Listening to a soundtrack out of context is a unique experience; you are free to create your own mental images of what the music conjures. A title like IMPONDERABLE evokes something elusive or occult. Both of these adjectives are applicable to the music JG Thirlwell has composed for Tony Oursler’s multimedia installation.

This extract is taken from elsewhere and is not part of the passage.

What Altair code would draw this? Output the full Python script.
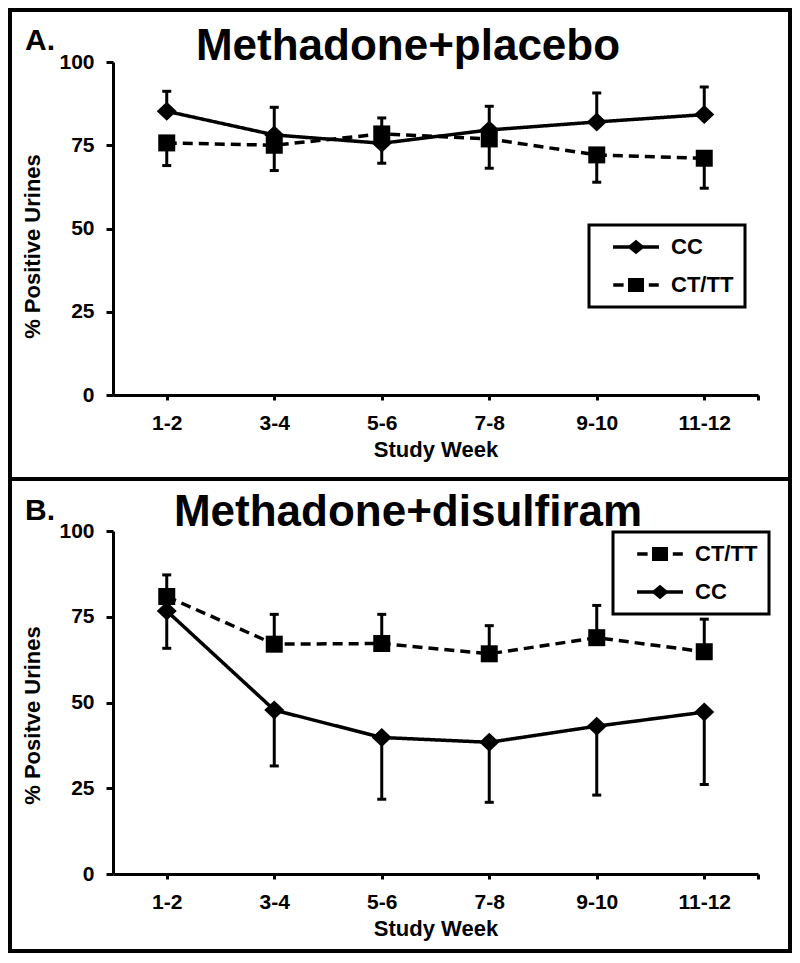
import altair as alt
import pandas as pd

# ---------------- data ----------------
weeks = ["1-2", "3-4", "5-6", "7-8", "9-10", "11-12"]
week_idx = [1, 2, 3, 4, 5, 6]
groups = ["CC", "CT/TT"]

# Panel A: Methadone+placebo
a_cc_mean = [85.2, 78.1, 75.6, 79.6, 82.0, 84.2]
a_cc_bound = [91.2, 86.4, 83.2, 86.7, 90.7, 92.5]     # upper SE bound
a_ct_mean = [75.7, 75.0, 78.4, 76.9, 72.1, 71.1]
a_ct_bound = [68.9, 67.4, 69.6, 68.1, 63.9, 62.1]     # lower SE bound

# Panel B: Methadone+disulfiram
b_cc_mean = [76.7, 47.8, 39.8, 38.4, 43.1, 47.2]
b_cc_bound = [65.8, 31.5, 21.8, 20.9, 23.0, 26.1]     # lower SE bound
b_ct_mean = [80.9, 67.0, 67.2, 64.2, 68.9, 64.8]
b_ct_bound = [87.2, 75.7, 75.7, 72.4, 78.3, 74.3]     # upper SE bound

title_a = "Methadone+placebo"
title_b = "Methadone+disulfiram"
letter_a = "A."
letter_b = "B."
ytitle_a = "% Positive Urines"
ytitle_b = "% Positve Urines"
xtitle = "Study Week"
y_ticks = [0, 25, 50, 75, 100]

# ---------------- styling ----------------
FONT = "Liberation Sans, Arial, Helvetica, sans-serif"
W = 645

DIAMOND = "M0,-0.95L1,0L0,0.95L-1,0Z"
SQUARE = "M-0.85,-0.85L0.85,-0.85L0.85,0.85L-0.85,0.85Z"
# legend glyphs: line (as thin filled bar) + marker, all filled
LEG_DIAMOND = ("M-2.875,-0.21L2.875,-0.21L2.875,0.21L-2.875,0.21Z "
               "M0,-0.9L1.1,0L0,0.9L-1.1,0Z")
LEG_SQUARE = ("M-2.85,-0.21L-1.55,-0.21L-1.55,0.21L-2.85,0.21Z "
              "M1.6,-0.21L2.85,-0.21L2.85,0.21L1.6,0.21Z "
              "M-1,-0.875L1,-0.875L1,0.875L-1,0.875Z")
shape_map = {"CC": DIAMOND, "CT/TT": SQUARE}
leg_shape_map = {"CC": LEG_DIAMOND, "CT/TT": LEG_SQUARE}
dash_map = {"CC": [1, 0], "CT/TT": [10, 6]}


def make_df(cc_mean, cc_bound, ct_mean, ct_bound):
    rows = []
    for i, w in enumerate(weeks):
        rows.append({"idx": week_idx[i], "week": w, "group": "CC",
                     "mean": cc_mean[i], "bound": cc_bound[i]})
        rows.append({"idx": week_idx[i], "week": w, "group": "CT/TT",
                     "mean": ct_mean[i], "bound": ct_bound[i]})
    return pd.DataFrame(rows)


label_array = "[" + ",".join("'" + w + "'" for w in weeks) + "]"


def panel(df, leg_order, letter, title, ytitle, H, leg_x, leg_y,
          title_base, letter_base, frame_y2):
    xscale = alt.Scale(domain=[0.5, 6.5], nice=False, zero=False)
    yscale = alt.Scale(domain=[0, 100], nice=False, zero=True)
    xaxis = alt.Axis(
        values=week_idx + [6.5],
        labelExpr="datum.value % 1 === 0 ? " + label_array + "[datum.value - 1] : ''",
        title=xtitle, grid=False,
        domainColor="black", domainWidth=3,
        tickColor="black", tickWidth=3, tickSize=5,
        labelFont=FONT, labelFontSize=21, labelFontWeight="bold", labelColor="black",
        labelPadding=12, labelOverlap=False,
        titleFont=FONT, titleFontSize=22, titleFontWeight="bold", titleColor="black",
        titlePadding=6,
    )
    yaxis = alt.Axis(
        values=y_ticks, title=ytitle, grid=False,
        domainColor="black", domainWidth=3,
        tickColor="black", tickWidth=3, tickSize=7,
        labelFont=FONT, labelFontSize=21, labelFontWeight="bold", labelColor="black",
        labelPadding=12,
        titleFont=FONT, titleFontSize=22, titleFontWeight="bold", titleColor="black",
        titlePadding=14, titleY=184,
    )
    X = alt.X("idx:Q", scale=xscale, axis=xaxis)

    base = alt.Chart(df)

    rules = base.mark_rule(color="black", strokeWidth=3).encode(
        x=X,
        y=alt.Y("mean:Q", scale=yscale, axis=yaxis),
        y2="bound:Q",
    )
    caps = base.mark_tick(color="black", orient="horizontal", size=9,
                          thickness=3, opacity=1).encode(
        x=X,
        y=alt.Y("bound:Q", scale=yscale, axis=yaxis),
    )
    lines = base.mark_line(color="black", strokeWidth=3.5).encode(
        x=X,
        y=alt.Y("mean:Q", scale=yscale, axis=yaxis),
        strokeDash=alt.StrokeDash(
            "group:N",
            scale=alt.Scale(domain=groups, range=[dash_map[g] for g in groups]),
            legend=None),
        order="idx:Q",
    )
    points = base.mark_point(filled=True, color="black", opacity=1, size=400).encode(
        x=X,
        y=alt.Y("mean:Q", scale=yscale, axis=yaxis),
        shape=alt.Shape(
            "group:N",
            scale=alt.Scale(domain=groups, range=[shape_map[g] for g in groups]),
            legend=None),
    )

    leg = alt.Legend(
        title=None, orient="none", legendX=leg_x, legendY=leg_y,
        strokeColor="black", padding=11,
        rowPadding=16, symbolOffset=25, labelOffset=24,
        symbolSize=256, symbolStrokeWidth=0,
        symbolFillColor="black", symbolOpacity=1,
        labelFont=FONT, labelFontSize=22, labelFontWeight="bold", labelColor="black",
    )
    legend_layer = base.transform_filter("false").mark_point(
        filled=True, color="black", size=256, opacity=1
    ).encode(
        x=X,
        y=alt.Y("mean:Q", scale=yscale, axis=yaxis),
        shape=alt.Shape("group:N",
                        scale=alt.Scale(domain=leg_order,
                                        range=[leg_shape_map[g] for g in leg_order]),
                        legend=leg),
    )

    frame = alt.Chart(pd.DataFrame({"k": [0]})).mark_rect(
        fillOpacity=0, stroke="black", strokeWidth=4
    ).encode(
        x=alt.value(-103), x2=alt.value(677),
        y=alt.value(-52), y2=alt.value(frame_y2),
    )
    title_txt = alt.Chart(pd.DataFrame({"t": [title]})).mark_text(
        font=FONT, fontSize=44, fontWeight="bold", color="black",
        align="center", baseline="alphabetic"
    ).encode(x=alt.value(295), y=alt.value(title_base), text="t:N")
    letter_txt = alt.Chart(pd.DataFrame({"t": [letter]})).mark_text(
        font=FONT, fontSize=30, fontWeight="bold", color="black",
        align="left", baseline="alphabetic"
    ).encode(x=alt.value(-88), y=alt.value(letter_base), text="t:N")

    return alt.layer(
        frame, rules, caps, lines, points, legend_layer, title_txt, letter_txt
    ).resolve_scale(
        shape="independent", strokeDash="independent"
    ).properties(width=W, height=H)


df_a = make_df(a_cc_mean, a_cc_bound, a_ct_mean, a_ct_bound)
df_b = make_df(b_cc_mean, b_cc_bound, b_ct_mean, b_ct_bound)

pa = panel(df_a, ["CC", "CT/TT"], letter_a, title_a, ytitle_a, 333,
           476, 163, -2, -12, 417)
pb = panel(df_b, ["CT/TT", "CC"], letter_b, title_b, ytitle_b, 343,
           500, 1, -5, -11, 420)

chart = alt.vconcat(pa, pb, spacing=-4).properties(
    padding=0
).configure_view(strokeWidth=0).configure_legend(strokeWidth=3)

chart.save("out.html", embed_options={"renderer": "svg", "actions": False})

Oursler’s grandfather was Fulton Oursler, a writer who, along with Harry Houdini, was like the Amazing Randi of the 1920s, i.e., someone who tried to debunk spirit mediums and other parapsychology phenomena. IMPONDERABLE is described as an “immersive feature-length film” which addresses the dichotomy between the real and the fake. It includes characters that were also real people, such as Tony Oursler’s grandmother, screenwriter Grace Perkins; Sir Arthur Conan Doyle; and Mina “Margery” Crandon, a spirit medium of the time. The exhibit is presented in “5-D,” described as a “contemporary form of Pepper’s ghost” and also includes items from Oursler’s archive of photographs, posters, letters, and other thematically appropriate ephemera.

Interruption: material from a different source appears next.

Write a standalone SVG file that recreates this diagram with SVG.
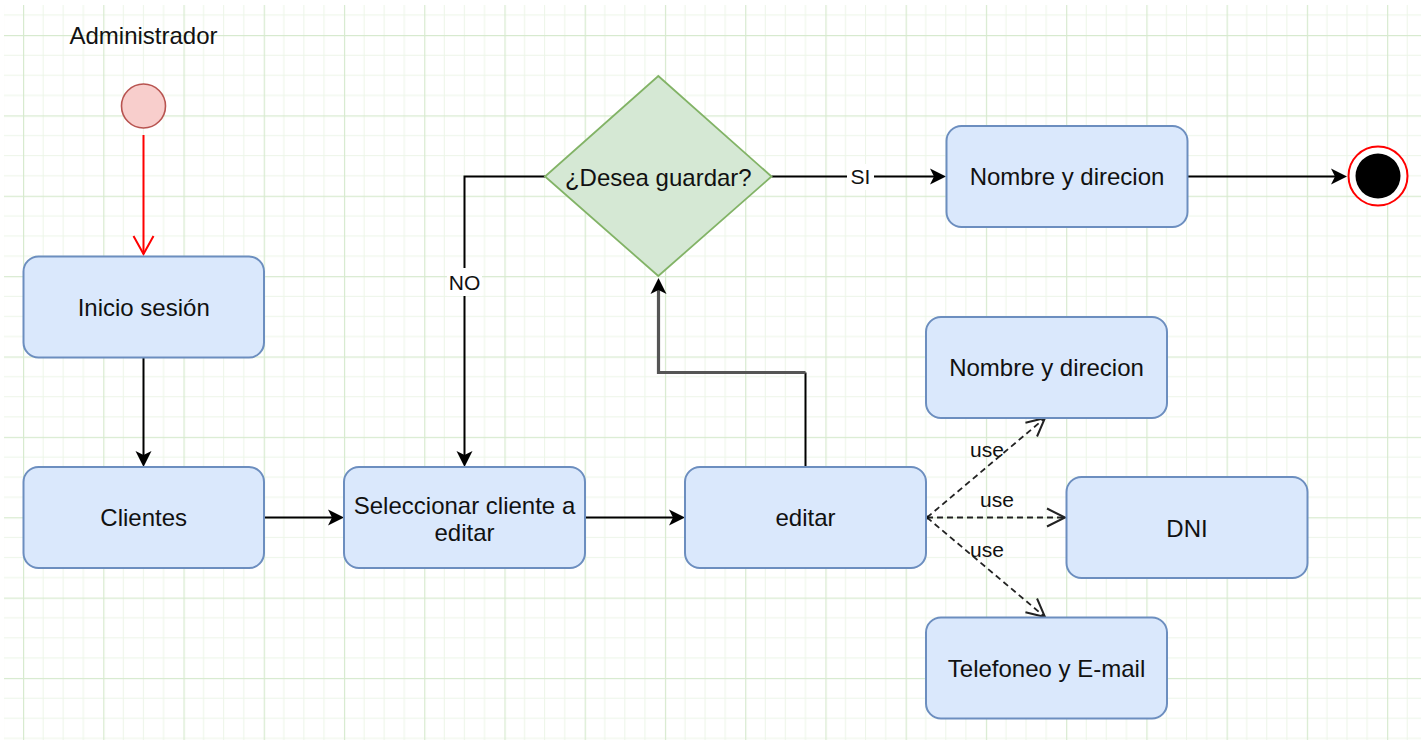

“IMPONDERABLE is described as an immersive feature-length film which addresses the dichotomy between the real and the fake.”
This description and the impeccable design of the CD sleeve and enclosed booklet elicit a kind of curious dread in the listener, one that is fulfilled when listening to the music. Opening track “Supernatural Bloodmorn” is creepy and unsettling, but not in the usual way that JG Thirlwell’s music unsettles. Along with “Sleep,” it is more of a piece with the composer’s musique concrète compositions and sounds like waking up in the middle of the night and realizing someone is in the house; there are creaking floors, moving curtains, heavy footsteps, and the sound of fluttering wings.
Both “Demonologia” and “The Controlling Spirit” continue this eerie feeling, like being trapped on a moving train with an evil entity, the sound of the cold wind wailing in the distance. “Night Nurse” is genuinely weird, with crackling noises and other sounds of mysterious, possibly nefarious, origin that would fit perfectly within the sound design of SESSION 9.
“Houdini’s Lament” feels more like a Thirlwell composition than the others; it’s melancholy and melodic, full of wind instruments, brass rumbles, and harpsichord. “The History of Magic” repeats the melody of “Houdini’s Lament” and uses a Japanese koto in the process; more Asian instrumentation is found in the appropriately titled “Chinese Ghost.”
Most of the music is instrumental, save “Spark of Life,” whose lyrics (sung by Jim Fletcher) reference not only Mesmer but also Frankenstein; and “Night Nurse Chant,” which is akin to Nurse Ratched telling you exactly what she’s going to do to you.
The highlight of the soundtrack is the poignant, beautiful “Faerie Bust” which includes vocals from Thirlwell of the “la la la” variety. The track also utilizes strings, plucked harp, and xylophone to elicit a feeling of genuine heartbreak.
Perhaps the most important characteristic of the soundtrack is that it makes the listener want to experience IMPONDERABLE firsthand. While such an elaborate project might not be coming to your town anytime soon, perhaps one day the score will be performed live with a full orchestra. Well, we can dream anyway!